DATA SECTION →
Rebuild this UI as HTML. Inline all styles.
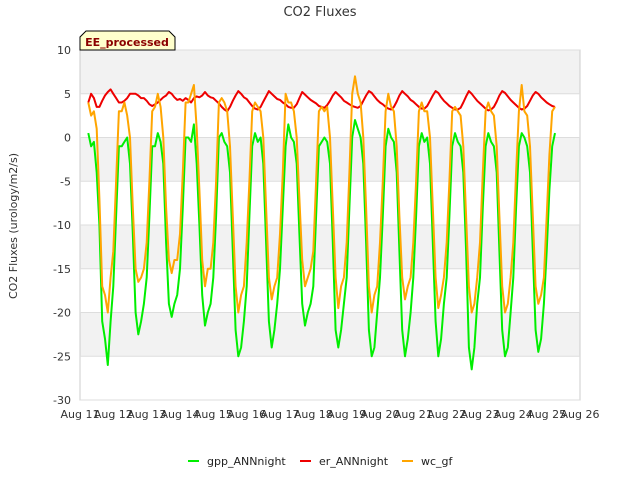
<!DOCTYPE html>
<html><head><meta charset="utf-8"><style>
body{margin:0;background:#fff;font-family:"Liberation Sans","DejaVu Sans",sans-serif}
svg text{font-family:"DejaVu Sans","Liberation Sans",sans-serif}
</style></head><body>
<svg id="chart" width="640" height="480" viewBox="0 0 640 480" xmlns="http://www.w3.org/2000/svg">
<text x="320" y="16" text-anchor="middle" font-size="13" fill="#333">CO2 Fluxes</text>
<g id="bands"></g>
<rect x="80" y="50" width="500" height="350" fill="none" stroke="#ccc"/>
<g id="yt"></g><g id="xt"></g>
<text transform="translate(17,226) rotate(-90)" text-anchor="middle" font-size="11" fill="#333">CO2 Fluxes (urology/m2/s)</text>
<g id="series"></g>
<g>
<path d="M80,50 L80,37 L86,31 L169,31 L175,37 L175,50 Z" fill="#ffffcc" stroke="#000" stroke-width="1"/>
<text x="127" y="46" text-anchor="middle" font-size="11" font-weight="bold" fill="#8b0000">EE_processed</text>
</g>
<g id="legend"></g>
</svg>
<script>
const yTicks=[10,5,0,-5,-10,-15,-20,-25,-30];
const xTickLabels=["Aug 11","Aug 12","Aug 13","Aug 14","Aug 15","Aug 16","Aug 17","Aug 18","Aug 19","Aug 20","Aug 21","Aug 22","Aug 23","Aug 24","Aug 25","Aug 26"];
const startDay=11.25; const stepDay=1/12;
const gpp=[0.5,-1,-0.5,-4,-10,-21,-23,-26,-21,
-17,-9,-1,-1,-0.5,0,-3,-11,-20,-22.5,-21,-19,
-16,-9,-1,-1,0.5,-0.5,-3,-12,-19,-20.5,-19,-18,
-15,-8,0,0,-0.5,1.5,-3,-10,-18,-21.5,-20,-19,
-16,-9,0,0.5,-0.5,-1,-4,-13,-22,-25,-24,-21,
-17,-9,-1,0.5,-0.5,0,-3,-12,-21,-24,-22,-19,
-15,-8,-1,1.5,0,-0.5,-3,-11,-19,-21.5,-20,-19,
-17,-9,-1,-0.5,0,-0.5,-3,-12,-22,-24,-22,-19,
-16,-8,0,2,1,0,-3,-12,-22,-25,-24,-20,
-16,-9,-1,1,0,-0.5,-4,-13,-22,-25,-23,-20,
-16,-9,-1,0.5,-0.5,0,-3,-12,-21,-25,-23,-19,
-16,-9,-1,0.5,-0.5,-1,-4,-13,-24,-26.5,-24,-19,
-16,-8,-1,0.5,-0.5,-1,-4,-13,-22,-25,-24,-20,
-16,-8,-1,0.5,0,-1,-4,-13,-22,-24.5,-23,-19,
-13,-6,-1,0.5];
const er=[4,5,4.5,3.5,3.5,4.2,4.8,5.2,5.5,
5,4.5,4,4,4.2,4.5,5,5,5,4.8,4.5,4.5,
4.2,3.8,3.6,3.8,4,4.3,4.6,4.8,5.2,5,4.6,4.3,
4.4,4.2,4.5,4.3,4,4.5,4.7,4.6,4.8,5.2,4.8,4.6,
4.5,4.2,3.9,3.5,3.2,3,3.5,4.2,4.8,5.3,5,4.6,
4.4,4,3.6,3.3,3.2,3.5,4.1,4.7,5.3,5,4.7,4.4,
4.3,4,3.8,3.5,3.4,3.4,3.8,4.5,5.2,4.9,4.6,4.3,
4.1,3.9,3.6,3.5,3.4,3.7,4.2,4.8,5.2,4.9,4.6,4.2,
4,3.8,3.6,3.5,3.4,3.6,4.2,4.8,5.3,5.1,4.7,4.3,
4,3.8,3.5,3.3,3.2,3.5,4.1,4.8,5.3,5,4.7,4.3,
4.1,3.8,3.5,3.3,3.3,3.6,4.2,4.8,5.3,5.1,4.6,4.2,
3.9,3.6,3.4,3.2,3.2,3.4,4,4.7,5.3,5,4.6,4.2,
3.9,3.6,3.3,3.1,3.2,3.5,4.1,4.8,5.3,5.1,4.7,4.3,
4,3.7,3.4,3.2,3.3,3.6,4.2,4.8,5.2,5,4.6,4.3,
4,3.8,3.6,3.5];
const wc=[4,2.5,3,1,-7,-17,-18,-20,-16,
-13,-5,3,3,4,2.5,0,-8,-15,-16.5,-16,-15,
-12,-5,3,3.5,5,3.5,0,-8,-14,-15.5,-14,-14,
-11,-4,4,4,5,6,1,-6,-14,-17,-15,-15,
-12,-5,4,4.5,4,3,-1,-9,-17,-20,-18,-17,
-12,-5,3,4,3.5,3,0,-8,-16,-18.5,-17,-16,
-11,-4,5,4,4,3,0,-7,-14,-17,-16,-15,
-13,-5,3,3.5,3,3.5,0,-8,-16,-19.5,-17,-16,
-12,-4,5,7,5,4,0,-8,-17,-20,-18,-17,
-12,-5,3,5,3.5,3,-1,-9,-16,-18.5,-17,-16,
-12,-5,3,4,3,3,0,-8,-16,-19.5,-18,-16,
-12,-5,3,3.5,3,2.5,-1,-9,-17,-20,-19,-16,
-12,-4,3,4,3,2.5,-1,-9,-17,-20,-19,-16,
-12,-4,3,6,3,2.5,-1,-9,-17,-19,-18,-16,
-9,-2,3,3.5];
const NS="http://www.w3.org/2000/svg";
const X0=80,X1=580,Y0=50,Y1=400;
function xs(d){return X0+(d-11)/(26-11)*(X1-X0);}
function ys(v){return Y0+(10-v)/40*(Y1-Y0);}
function mk(tag,attrs,parent){const e=document.createElementNS(NS,tag);for(const k in attrs)e.setAttribute(k,attrs[k]);parent.appendChild(e);return e;}
const bands=document.getElementById('bands');
for(let i=0;i<yTicks.length-1;i+=2){
 const r=mk('rect',{x:X0,y:ys(yTicks[i]),width:X1-X0,height:ys(yTicks[i+1])-ys(yTicks[i]),fill:'#f2f2f2'},bands);
 
 
}
const yt=document.getElementById('yt');
yTicks.forEach(v=>{
 const l=mk('line',{x1:X0,x2:X1,y1:ys(v),y2:ys(v),stroke:'#ddd'},yt);
 
 
 const t=mk('text',{x:71,y:ys(v)+4,'text-anchor':'end','font-size':11,fill:'#333'},yt);
 
 
 t.textContent=v;
});
const xt=document.getElementById('xt');
xTickLabels.forEach((s,i)=>{
 const t=mk('text',{x:xs(11+i),y:418,'text-anchor':'middle','font-size':11,fill:'#333'},xt);
 
 
 t.textContent=s;
});
const ser=document.getElementById('series');
function line(arr,color,name){
 const pts=arr.map((v,i)=>xs(startDay+i*stepDay).toFixed(1)+','+ys(v).toFixed(1)).join(' ');
 const p=mk('polyline',{points:pts,fill:'none',stroke:color,'stroke-width':2,'stroke-linejoin':'round'},ser);
 
 
}
line(gpp,'#00ee00','gpp-line');
line(er,'#ee0000','er-line');
line(wc,'#ffa500','wc-line');
const lg=document.getElementById('legend');
[['gpp_ANNnight','#00ee00',188],['er_ANNnight','#ee0000',300],['wc_gf','#ffa500',402]].forEach(([n,c,x])=>{
 const g=mk('g',{},lg);
 
 
 mk('line',{x1:x,x2:x+11,y1:461,y2:461,stroke:c,'stroke-width':2},g);
 const t=mk('text',{x:x+19,y:465,'font-size':11,fill:'#222'},g);
 t.textContent=n;
});
</script>
</body></html>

TASK → Write the listing out a second time exactly, dropping all images.

THE RESULT →
Rebuild this UI as HTML. Inline all styles.
<!DOCTYPE html>
<html><head><meta charset="utf-8"><style>
body{margin:0;background:#fff;font-family:"Liberation Sans","DejaVu Sans",sans-serif}
svg text{font-family:"DejaVu Sans","Liberation Sans",sans-serif}
</style></head><body>
<svg id="chart" width="640" height="480" viewBox="0 0 640 480" xmlns="http://www.w3.org/2000/svg">
<text x="320" y="16" text-anchor="middle" font-size="13" fill="#333">CO2 Fluxes</text>
<g id="bands"></g>
<rect x="80" y="50" width="500" height="350" fill="none" stroke="#ccc"/>
<g id="yt"></g><g id="xt"></g>
<text transform="translate(17,226) rotate(-90)" text-anchor="middle" font-size="11" fill="#333">CO2 Fluxes (urology/m2/s)</text>
<g id="series"></g>
<g>
<path d="M80,50 L80,37 L86,31 L169,31 L175,37 L175,50 Z" fill="#ffffcc" stroke="#000" stroke-width="1"/>
<text x="127" y="46" text-anchor="middle" font-size="11" font-weight="bold" fill="#8b0000">EE_processed</text>
</g>
<g id="legend"></g>
</svg>
<script>
const yTicks=[10,5,0,-5,-10,-15,-20,-25,-30];
const xTickLabels=["Aug 11","Aug 12","Aug 13","Aug 14","Aug 15","Aug 16","Aug 17","Aug 18","Aug 19","Aug 20","Aug 21","Aug 22","Aug 23","Aug 24","Aug 25","Aug 26"];
const startDay=11.25; const stepDay=1/12;
const gpp=[0.5,-1,-0.5,-4,-10,-21,-23,-26,-21,
-17,-9,-1,-1,-0.5,0,-3,-11,-20,-22.5,-21,-19,
-16,-9,-1,-1,0.5,-0.5,-3,-12,-19,-20.5,-19,-18,
-15,-8,0,0,-0.5,1.5,-3,-10,-18,-21.5,-20,-19,
-16,-9,0,0.5,-0.5,-1,-4,-13,-22,-25,-24,-21,
-17,-9,-1,0.5,-0.5,0,-3,-12,-21,-24,-22,-19,
-15,-8,-1,1.5,0,-0.5,-3,-11,-19,-21.5,-20,-19,
-17,-9,-1,-0.5,0,-0.5,-3,-12,-22,-24,-22,-19,
-16,-8,0,2,1,0,-3,-12,-22,-25,-24,-20,
-16,-9,-1,1,0,-0.5,-4,-13,-22,-25,-23,-20,
-16,-9,-1,0.5,-0.5,0,-3,-12,-21,-25,-23,-19,
-16,-9,-1,0.5,-0.5,-1,-4,-13,-24,-26.5,-24,-19,
-16,-8,-1,0.5,-0.5,-1,-4,-13,-22,-25,-24,-20,
-16,-8,-1,0.5,0,-1,-4,-13,-22,-24.5,-23,-19,
-13,-6,-1,0.5];
const er=[4,5,4.5,3.5,3.5,4.2,4.8,5.2,5.5,
5,4.5,4,4,4.2,4.5,5,5,5,4.8,4.5,4.5,
4.2,3.8,3.6,3.8,4,4.3,4.6,4.8,5.2,5,4.6,4.3,
4.4,4.2,4.5,4.3,4,4.5,4.7,4.6,4.8,5.2,4.8,4.6,
4.5,4.2,3.9,3.5,3.2,3,3.5,4.2,4.8,5.3,5,4.6,
4.4,4,3.6,3.3,3.2,3.5,4.1,4.7,5.3,5,4.7,4.4,
4.3,4,3.8,3.5,3.4,3.4,3.8,4.5,5.2,4.9,4.6,4.3,
4.1,3.9,3.6,3.5,3.4,3.7,4.2,4.8,5.2,4.9,4.6,4.2,
4,3.8,3.6,3.5,3.4,3.6,4.2,4.8,5.3,5.1,4.7,4.3,
4,3.8,3.5,3.3,3.2,3.5,4.1,4.8,5.3,5,4.7,4.3,
4.1,3.8,3.5,3.3,3.3,3.6,4.2,4.8,5.3,5.1,4.6,4.2,
3.9,3.6,3.4,3.2,3.2,3.4,4,4.7,5.3,5,4.6,4.2,
3.9,3.6,3.3,3.1,3.2,3.5,4.1,4.8,5.3,5.1,4.7,4.3,
4,3.7,3.4,3.2,3.3,3.6,4.2,4.8,5.2,5,4.6,4.3,
4,3.8,3.6,3.5];
const wc=[4,2.5,3,1,-7,-17,-18,-20,-16,
-13,-5,3,3,4,2.5,0,-8,-15,-16.5,-16,-15,
-12,-5,3,3.5,5,3.5,0,-8,-14,-15.5,-14,-14,
-11,-4,4,4,5,6,1,-6,-14,-17,-15,-15,
-12,-5,4,4.5,4,3,-1,-9,-17,-20,-18,-17,
-12,-5,3,4,3.5,3,0,-8,-16,-18.5,-17,-16,
-11,-4,5,4,4,3,0,-7,-14,-17,-16,-15,
-13,-5,3,3.5,3,3.5,0,-8,-16,-19.5,-17,-16,
-12,-4,5,7,5,4,0,-8,-17,-20,-18,-17,
-12,-5,3,5,3.5,3,-1,-9,-16,-18.5,-17,-16,
-12,-5,3,4,3,3,0,-8,-16,-19.5,-18,-16,
-12,-5,3,3.5,3,2.5,-1,-9,-17,-20,-19,-16,
-12,-4,3,4,3,2.5,-1,-9,-17,-20,-19,-16,
-12,-4,3,6,3,2.5,-1,-9,-17,-19,-18,-16,
-9,-2,3,3.5];
const NS="http://www.w3.org/2000/svg";
const X0=80,X1=580,Y0=50,Y1=400;
function xs(d){return X0+(d-11)/(26-11)*(X1-X0);}
function ys(v){return Y0+(10-v)/40*(Y1-Y0);}
function mk(tag,attrs,parent){const e=document.createElementNS(NS,tag);for(const k in attrs)e.setAttribute(k,attrs[k]);parent.appendChild(e);return e;}
const bands=document.getElementById('bands');
for(let i=0;i<yTicks.length-1;i+=2){
 const r=mk('rect',{x:X0,y:ys(yTicks[i]),width:X1-X0,height:ys(yTicks[i+1])-ys(yTicks[i]),fill:'#f2f2f2'},bands);
 
 
}
const yt=document.getElementById('yt');
yTicks.forEach(v=>{
 const l=mk('line',{x1:X0,x2:X1,y1:ys(v),y2:ys(v),stroke:'#ddd'},yt);
 
 
 const t=mk('text',{x:71,y:ys(v)+4,'text-anchor':'end','font-size':11,fill:'#333'},yt);
 
 
 t.textContent=v;
});
const xt=document.getElementById('xt');
xTickLabels.forEach((s,i)=>{
 const t=mk('text',{x:xs(11+i),y:418,'text-anchor':'middle','font-size':11,fill:'#333'},xt);
 
 
 t.textContent=s;
});
const ser=document.getElementById('series');
function line(arr,color,name){
 const pts=arr.map((v,i)=>xs(startDay+i*stepDay).toFixed(1)+','+ys(v).toFixed(1)).join(' ');
 const p=mk('polyline',{points:pts,fill:'none',stroke:color,'stroke-width':2,'stroke-linejoin':'round'},ser);
 
 
}
line(gpp,'#00ee00','gpp-line');
line(er,'#ee0000','er-line');
line(wc,'#ffa500','wc-line');
const lg=document.getElementById('legend');
[['gpp_ANNnight','#00ee00',188],['er_ANNnight','#ee0000',300],['wc_gf','#ffa500',402]].forEach(([n,c,x])=>{
 const g=mk('g',{},lg);
 
 
 mk('line',{x1:x,x2:x+11,y1:461,y2:461,stroke:c,'stroke-width':2},g);
 const t=mk('text',{x:x+19,y:465,'font-size':11,fill:'#222'},g);
 t.textContent=n;
});
</script>
</body></html>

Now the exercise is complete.